Ms Banerjee had gone to the spot after Trinamool Congress claimed that the party’s polling agent was not allowed inside the booth by villagers.
There is a back story here. The mother of the agent who was supposed to be there, begged Trinamool leaders and security forces to let off her son from this duty. “He is my only child,” the mother was heard telling a local TV channel. “We have to live here after the elections. We wont be able to.”
The Trinamool then proposed two other persons as booth agents but central forces were reportedly dissatisfied with papers provided about the two men.
Not clear if Mamata Banerjee knew about this. Around 1.30 pm, she arrived at the Boyal booth after wheelchairing down one kilometre of a road so narrow, no cars can enter.
Once there, she found herself caught between aggressive villagers from opposing camps. One set was shouting “Jai Sri Ram”. The other, “khela hobey” (game on).
After staying cooped up the corridor outside the polling booths through the extremely tense face-off between BJP and Trinamool supporters went on outside, she was rescued by the paramilitary forces. From the spot, she had called up Governor Jagdeep Dhankar and told him the situation was the result of the Election Commission’s failure to maintain law and order during the election.

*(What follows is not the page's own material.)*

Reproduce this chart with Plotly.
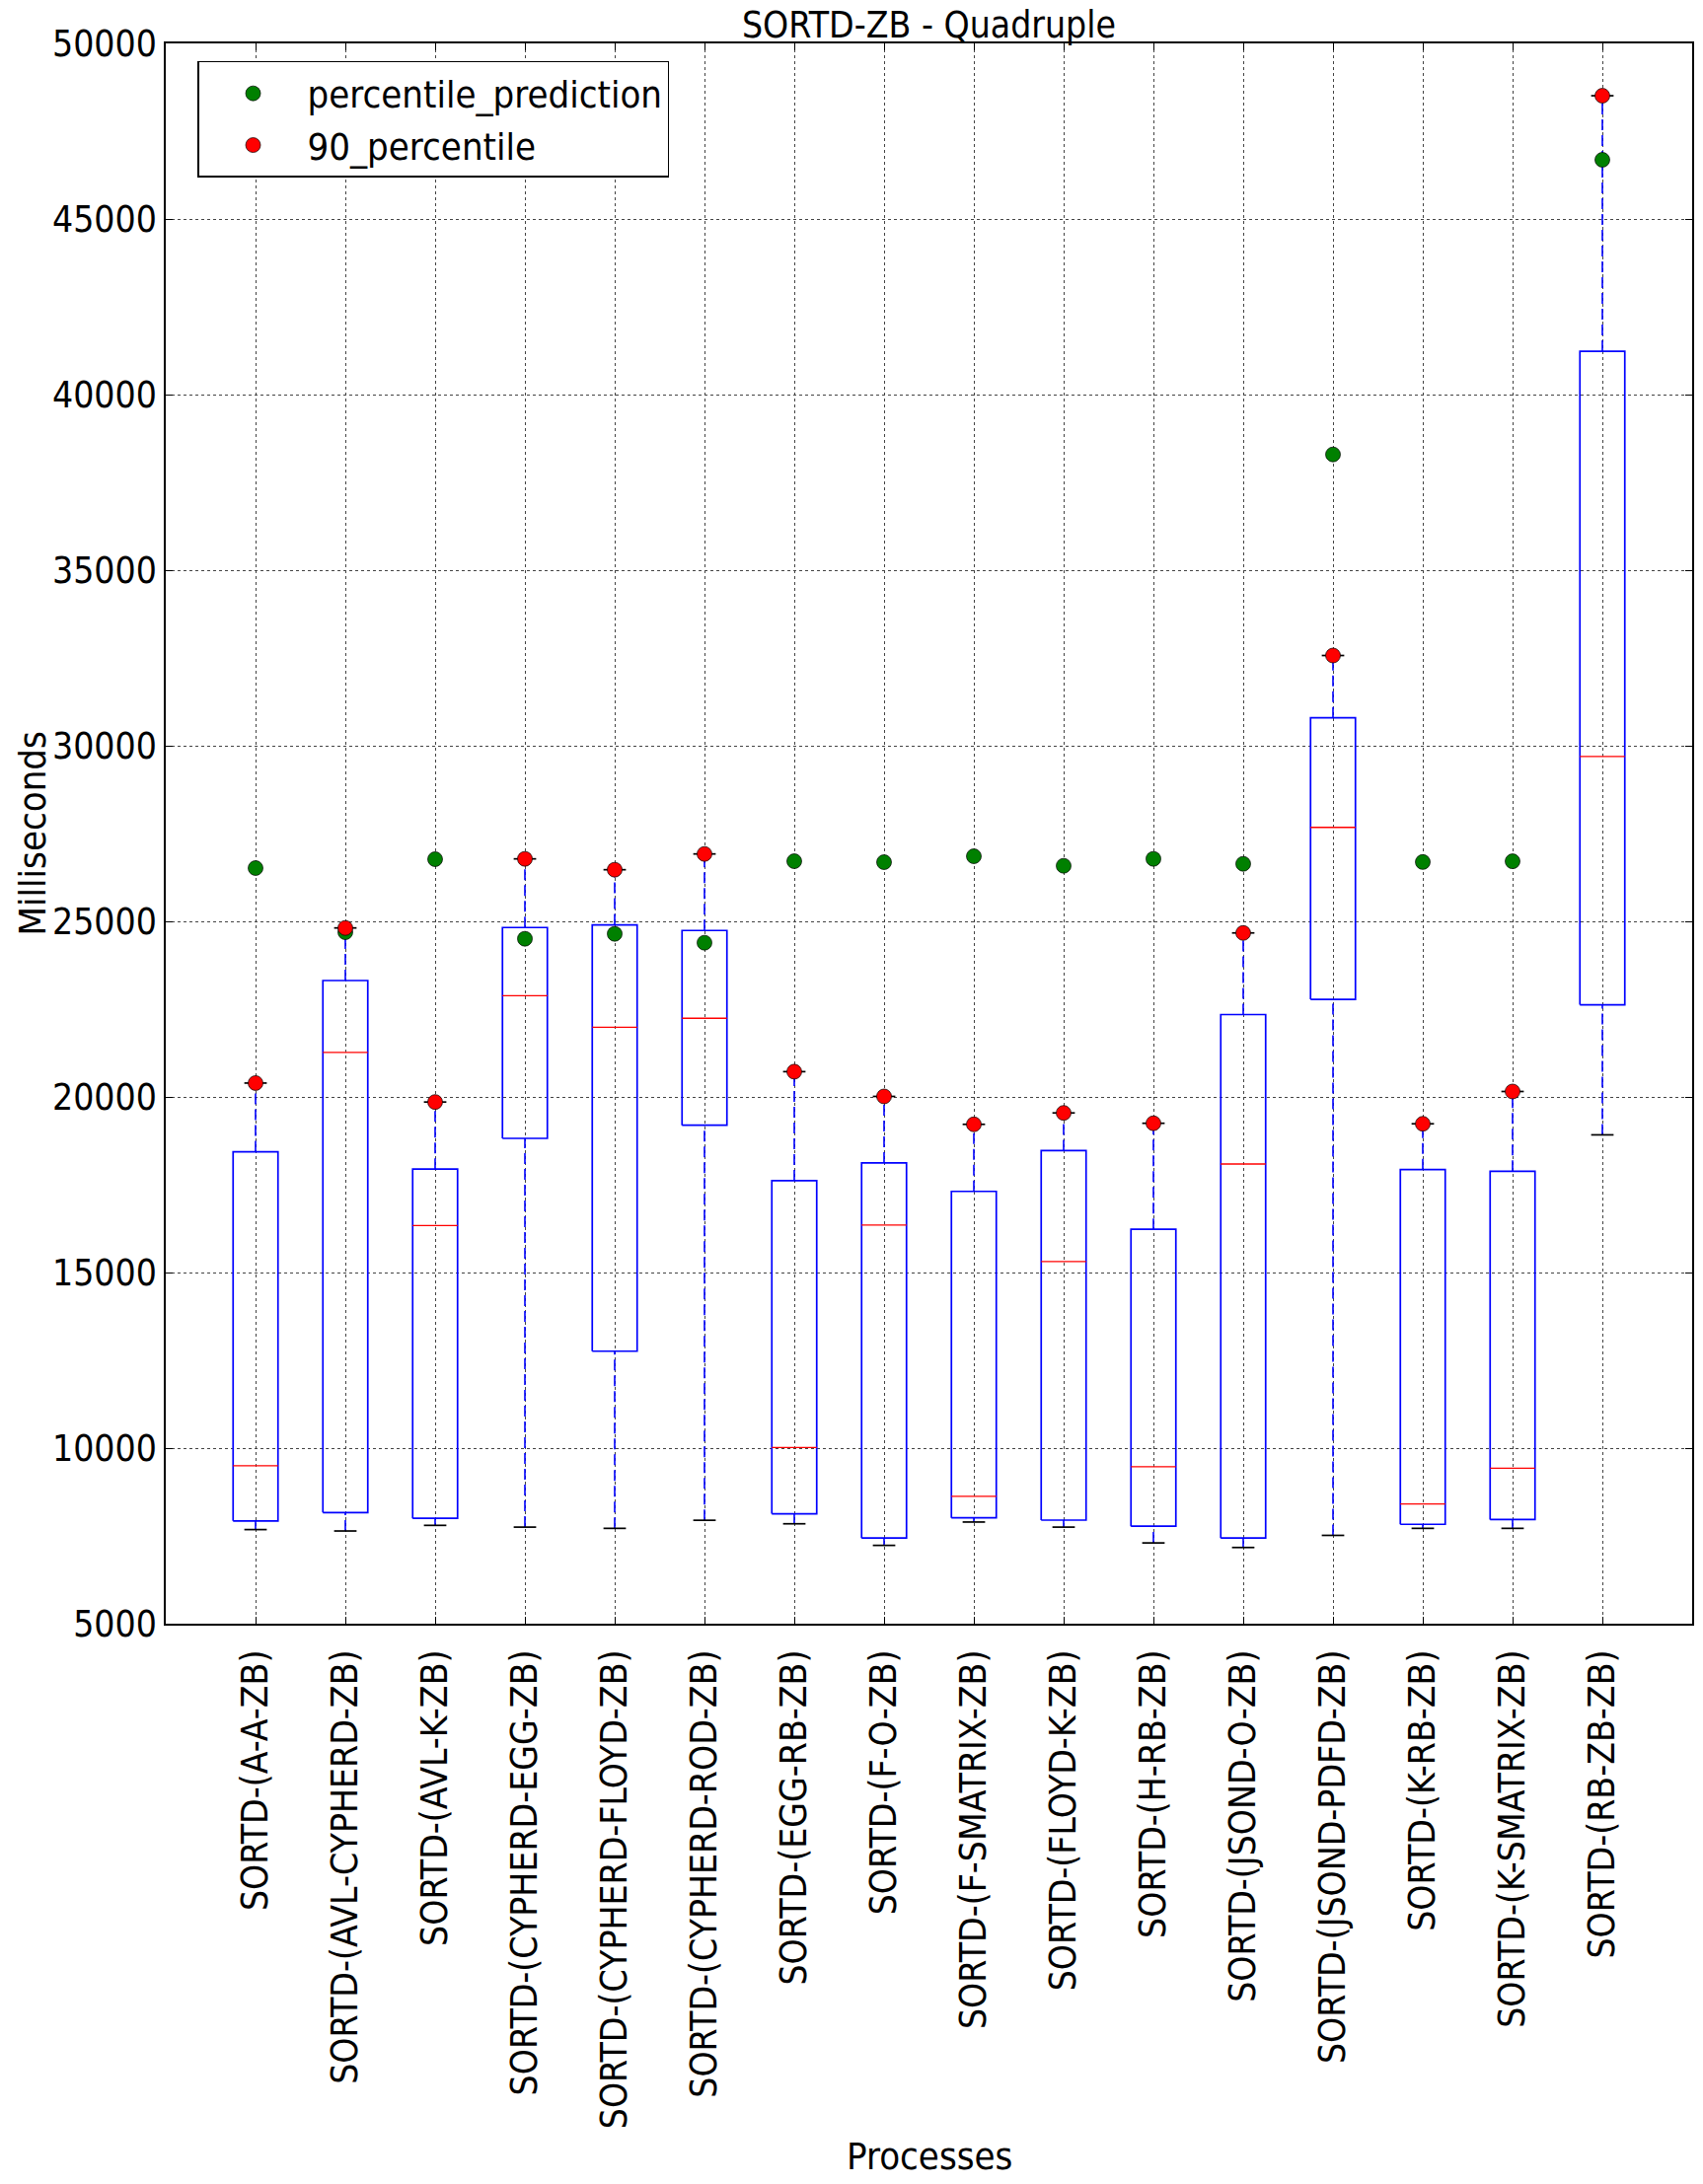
import plotly.graph_objects as go

# ---------------- data ----------------
categories = [
    "SORTD-(A-A-ZB)", "SORTD-(AVL-CYPHERD-ZB)", "SORTD-(AVL-K-ZB)",
    "SORTD-(CYPHERD-EGG-ZB)", "SORTD-(CYPHERD-FLOYD-ZB)", "SORTD-(CYPHERD-ROD-ZB)",
    "SORTD-(EGG-RB-ZB)", "SORTD-(F-O-ZB)", "SORTD-(F-SMATRIX-ZB)",
    "SORTD-(FLOYD-K-ZB)", "SORTD-(H-RB-ZB)", "SORTD-(JSOND-O-ZB)",
    "SORTD-(JSOND-PDFD-ZB)", "SORTD-(K-RB-ZB)", "SORTD-(K-SMATRIX-ZB)",
    "SORTD-(RB-ZB-ZB)",
]
whisker_low = [7680, 7640, 7800, 7750, 7715, 7945, 7845, 7230, 7895, 7750, 7300, 7170, 7515, 7715, 7715, 18920]
q1 = [7925, 8165, 8000, 18820, 12760, 19195, 8130, 7440, 8015, 7950, 7775, 7440, 22780, 7830, 7965, 22625]
median = [9500, 21270, 16340, 22885, 21985, 22240, 10015, 16350, 8625, 15315, 9470, 18090, 27675, 8410, 9425, 29695]
q3 = [18440, 23315, 17945, 24825, 24900, 24740, 17615, 18120, 17310, 18470, 16230, 22345, 30795, 17930, 17885, 41235]
percentile_90 = [20395, 24812, 19855, 26779, 26470, 26919, 20720, 20015, 19220, 19545, 19250, 24670, 32570, 19235, 20155, 48510]
percentile_prediction = [26517, 24690, 26770, 24504, 24644, 24391, 26713, 26685, 26854, 26582, 26779, 26638, 38295, 26690, 26710, 46685]
y_ticks = [5000, 10000, 15000, 20000, 25000, 30000, 35000, 40000, 45000, 50000]

positions = list(range(1, len(categories) + 1))
BOX_HALF = 0.25
CAP_HALF = 0.125

# ---------------- geometry built from data ----------------
box_x, box_y = [], []
med_x, med_y = [], []
wh_x, wh_y = [], []
cap_x, cap_y = [], []
for p, lo, a, m, b, hi in zip(positions, whisker_low, q1, median, q3, percentile_90):
    box_x += [p - BOX_HALF, p + BOX_HALF, p + BOX_HALF, p - BOX_HALF, p - BOX_HALF, None]
    box_y += [a, a, b, b, a, None]
    med_x += [p - BOX_HALF, p + BOX_HALF, None]
    med_y += [m, m, None]
    wh_x += [p, p, None, p, p, None]
    wh_y += [lo, a, None, b, hi, None]
    cap_x += [p - CAP_HALF, p + CAP_HALF, None, p - CAP_HALF, p + CAP_HALF, None]
    cap_y += [lo, lo, None, hi, hi, None]

FONT = "DejaVu Sans Condensed, DejaVu Sans, sans-serif"
fig = go.Figure()

fig.add_trace(go.Scatter(x=wh_x, y=wh_y, mode="lines", showlegend=False, hoverinfo="skip",
                         line=dict(color="#0000ff", width=1.6, dash="11px,5px")))
fig.add_trace(go.Scatter(x=box_x, y=box_y, mode="lines", showlegend=False, hoverinfo="skip",
                         line=dict(color="#0000ff", width=1.7)))
fig.add_trace(go.Scatter(x=med_x, y=med_y, mode="lines", showlegend=False, hoverinfo="skip",
                         line=dict(color="#ff0000", width=1.3)))
fig.add_trace(go.Scatter(x=cap_x, y=cap_y, mode="lines", showlegend=False, hoverinfo="skip",
                         line=dict(color="#000000", width=1.7)))

fig.add_trace(go.Scatter(x=positions, y=percentile_prediction, mode="markers",
                         name="percentile_prediction",
                         marker=dict(color="#008000", size=15, line=dict(color="#000000", width=0.7))))
fig.add_trace(go.Scatter(x=positions, y=percentile_90, mode="markers",
                         name="90_percentile",
                         marker=dict(color="#ff0000", size=15, line=dict(color="#000000", width=0.7))))

axis_common = dict(
    showline=True, linecolor="#000000", linewidth=1.5, mirror="ticks",
    ticks="inside", ticklen=7, tickwidth=1, tickcolor="#000000",
    showgrid=True, gridcolor="#444444", gridwidth=1, griddash="dot",
    zeroline=False,
)

fig.update_xaxes(
    range=[0, 17], tickmode="array", tickvals=positions, ticktext=categories,
    tickangle=-90, tickfont=dict(family=FONT, size=37, color="#000000"),
    ticklabelstandoff=10, **axis_common,
)
fig.update_yaxes(
    range=[5000, 50000], tickmode="array", tickvals=y_ticks,
    ticktext=[str(v) for v in y_ticks],
    tickfont=dict(family=FONT, size=37, color="#000000"),
    **axis_common,
)

W, H = 1726, 2214
fig.update_layout(
    width=W, height=H,
    margin=dict(l=168, r=9, t=44, b=568),
    paper_bgcolor="#ffffff", plot_bgcolor="#ffffff",
    font=dict(family=FONT, size=37, color="#000000"),
    title=dict(text="SORTD-ZB - Quadruple", x=0.5, xref="paper", xanchor="center",
               y=1 - 25 / H, yref="container", yanchor="middle",
               font=dict(family=FONT, size=37, color="#000000")),
    legend=dict(x=0.0207, y=0.9888, xanchor="left", yanchor="top",
                bgcolor="#ffffff", bordercolor="#000000", borderwidth=1.5,
                font=dict(family=FONT, size=38, color="#000000"),
                itemwidth=100, itemsizing="trace", tracegroupgap=4),
    annotations=[
        dict(text="Processes", xref="paper", yref="paper", x=0.5, y=-0.337,
             xanchor="center", yanchor="middle", showarrow=False,
             font=dict(family=FONT, size=38, color="#000000")),
        dict(text="Milliseconds", xref="paper", yref="paper", x=-0.087, y=0.5,
             xanchor="center", yanchor="middle", textangle=-90, showarrow=False,
             font=dict(family=FONT, size=38, color="#000000")),
    ],
)

fig.write_html("out.html",
               config={"displayModeBar": False},
               post_script="document.body.style.margin='0';document.body.style.padding='0';")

Ms Banerjee had earlier accused the Commission of taking orders from Union Home Minister Amit Shah. Today, she repeated the accusation.
“The Election Commission is working on the instructions of Amit Shah,” the Chief Minister said. “We have lodged 63 complaints since morning. But no action has been taken. We will move the court over it. This is unacceptable,” she added, sitting in a wheelchair outside the polling booth 7 in Boyal.
There has been no response from the Commission, which had earlier said such comments of the Chief Minister “belittle” a constitutional body.
Deputy Election Commissioner Sudeep Jain wrote that the
Commission “maintains the position that they would not like to keep on being put in the dock for alleged proximity to any political entity”.